El Molo people maintain many of their traditional customs and way of life. Unlike the Turkana the El Molo do practice circumcision, both of boys and girls.

Of the old and largely unrecorded traditions, that of the ngwere is the most revered. As El Molo society requires no chief as such the elders of the tribe convene and supervise the hunting of the hippo, often associated with wacq, the God of the lake.

Dances and songs pay tribute to the ancestors before the elders turn on the young warriors, slashing them across their bodies it whip them to a frenzy of excitement before spending them out to pursue the mammal probably responsible for more deaths in rural Africa than any other, the Hippopotamus.
A chosen hunter must hurl himself, literally, without hesitation at the target beast, whilst his companions slash at it with their razor sharp blades. This chosen warrior will not be allowed to consume any of this delicacy until he returns home, however he will be the hero of the whole tribe at the following feast and will be feted for his whole life, wearing a special animal bone earring to signify his bravery to all.

The El Molo bury their dead under a small cairn of stones on the lake shore, the whole village then moving away from the spot of burial to avoid offending the dead.



The traditional "selah", a triangle of woven string worn as a form of skirt is still worn on significant occasions, although these are becoming fewer as the tribe's numbers dwindle.
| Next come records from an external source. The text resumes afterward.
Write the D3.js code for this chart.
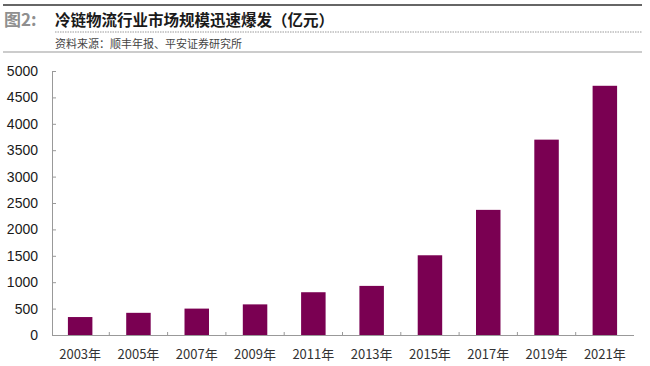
<!DOCTYPE html>
<html><head><meta charset="utf-8">
<script src="https://cdn.jsdelivr.net/npm/d3@7/dist/d3.min.js"></script>
<style>body{margin:0;background:#fff;} svg{display:block;}</style>
</head><body>
<svg id="c" width="650" height="366"></svg>
<script>
const categories = ["2003年","2005年","2007年","2009年","2011年","2013年","2015年","2017年","2019年","2021年"];
const values = [340, 420, 500, 580, 810, 930, 1510, 2370, 3700, 4720];
const yTicks = [0,500,1000,1500,2000,2500,3000,3500,4000,4500,5000];

const svg = d3.select("#c");
const font = "'Noto Sans CJK SC', 'Liberation Sans', Arial, sans-serif";
const numFont = "'Liberation Sans', Arial, sans-serif";

// header
svg.append("line").attr("x1",3).attr("x2",642).attr("y1",5).attr("y2",5).attr("stroke","#666").attr("stroke-width",1.8);
svg.append("line").attr("x1",55).attr("x2",642).attr("y1",32).attr("y2",32).attr("stroke","#999").attr("stroke-width",1).attr("stroke-dasharray","1.5,1");
svg.append("line").attr("x1",3).attr("x2",642).attr("y1",52).attr("y2",52).attr("stroke","#999").attr("stroke-width",1);
svg.append("text").attr("x",4).attr("y",26).attr("font-family",font).attr("font-size",17).attr("font-weight","bold").attr("fill","#8f8f8f").text("图2:");
svg.append("text").attr("x",55).attr("y",26).attr("font-family",font).attr("font-size",15.5).attr("font-weight","bold").attr("fill","#1a1a1a").text("冷链物流行业市场规模迅速爆发（亿元）");
svg.append("text").attr("x",55).attr("y",48).attr("font-family",font).attr("font-size",11).attr("fill","#444").text("资料来源：顺丰年报、平安证券研究所");

const x = d3.scaleBand().domain(categories).range([51,634]).paddingInner(0.58).paddingOuter(0.29);
const y = d3.scaleLinear().domain([0,5000]).range([335,71]);

svg.selectAll("rect.bar").data(values).enter().append("rect")
  .attr("class","bar")
  .attr("x",(d,i)=>x(categories[i]))
  .attr("width",x.bandwidth())
  .attr("y",d=>y(d))
  .attr("height",d=>y(0)-y(d))
  .attr("fill","#7a0052");

// y axis
const yAxis = d3.axisRight(y).tickValues(yTicks).tickSize(4).tickFormat("");
const ya = svg.append("g").attr("transform","translate(52,0)").call(yAxis);
ya.select(".domain").attr("stroke","#999");
ya.selectAll(".tick line").attr("stroke","#999");
svg.selectAll("text.yl").data(yTicks).enter().append("text").attr("class","yl")
  .attr("x",38).attr("y",d=>y(d)+5).attr("text-anchor","end")
  .attr("font-family",numFont).attr("font-size",14).attr("fill","#1a1a1a").text(d=>d);

// x axis
const step = x.step();
svg.append("line").attr("x1",52).attr("x2",634).attr("y1",335.5).attr("y2",335.5).attr("stroke","#999").attr("stroke-width",1.2);
const bounds = categories.slice(1).map(c => x(c) - x.paddingInner()*step/2);
svg.selectAll("line.xt").data(bounds).enter().append("line").attr("class","xt")
  .attr("x1",d=>d).attr("x2",d=>d).attr("y1",332).attr("y2",335.5).attr("stroke","#999");
svg.selectAll("text.xl").data(categories).enter().append("text").attr("class","xl")
  .attr("x",d=>x(d)+x.bandwidth()/2).attr("y",359).attr("text-anchor","middle")
  .attr("font-family",font).attr("font-size",13).attr("fill","#333").text(d=>d);
</script>
</body></html>
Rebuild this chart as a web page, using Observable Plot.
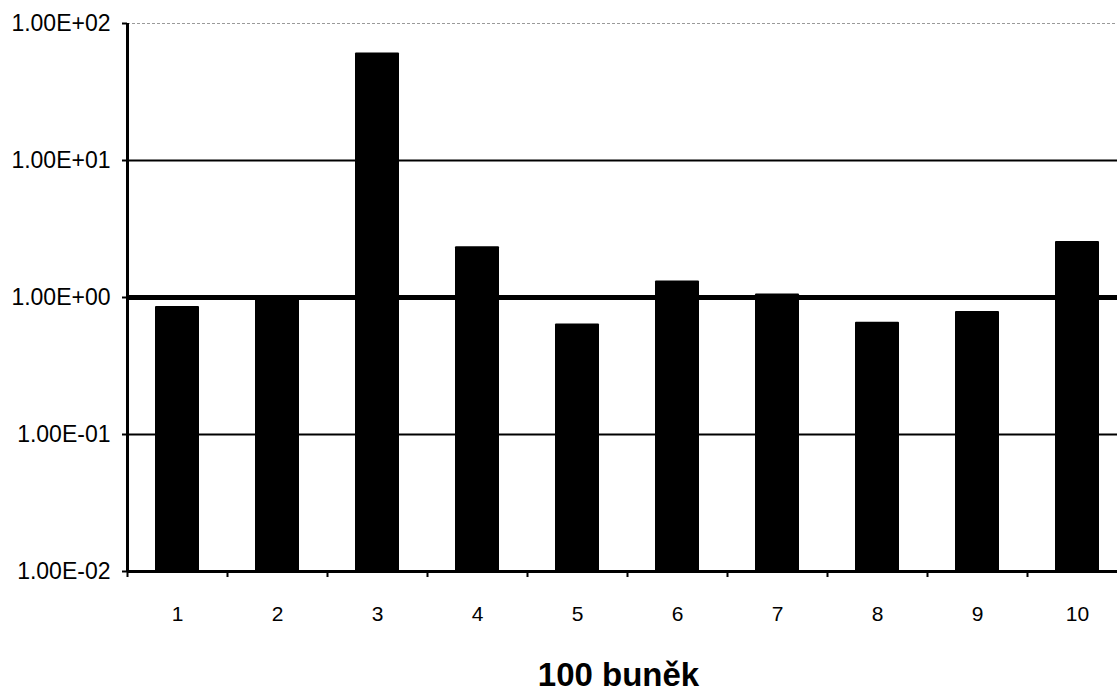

Otherwise the El Molo dress exclusively in the materialsmost readily available to them, the red cured hides of cattle and goats or Nile Perch skins. Great lovers of adornment the women and girls sport necklaces of ostrich shell disks and fish bones whereas the males traditionally wear only a small 'apron'.
They dress their hair much like their Turkana cousins - a skull cap often made from the hide of a cow or ostrich within which they may hide a totemic lock of hair from some brave or talented ancestor. Like most northern nomadic tribes they all carry the wooden headrest that helps them maintain their coiffure when sleeping.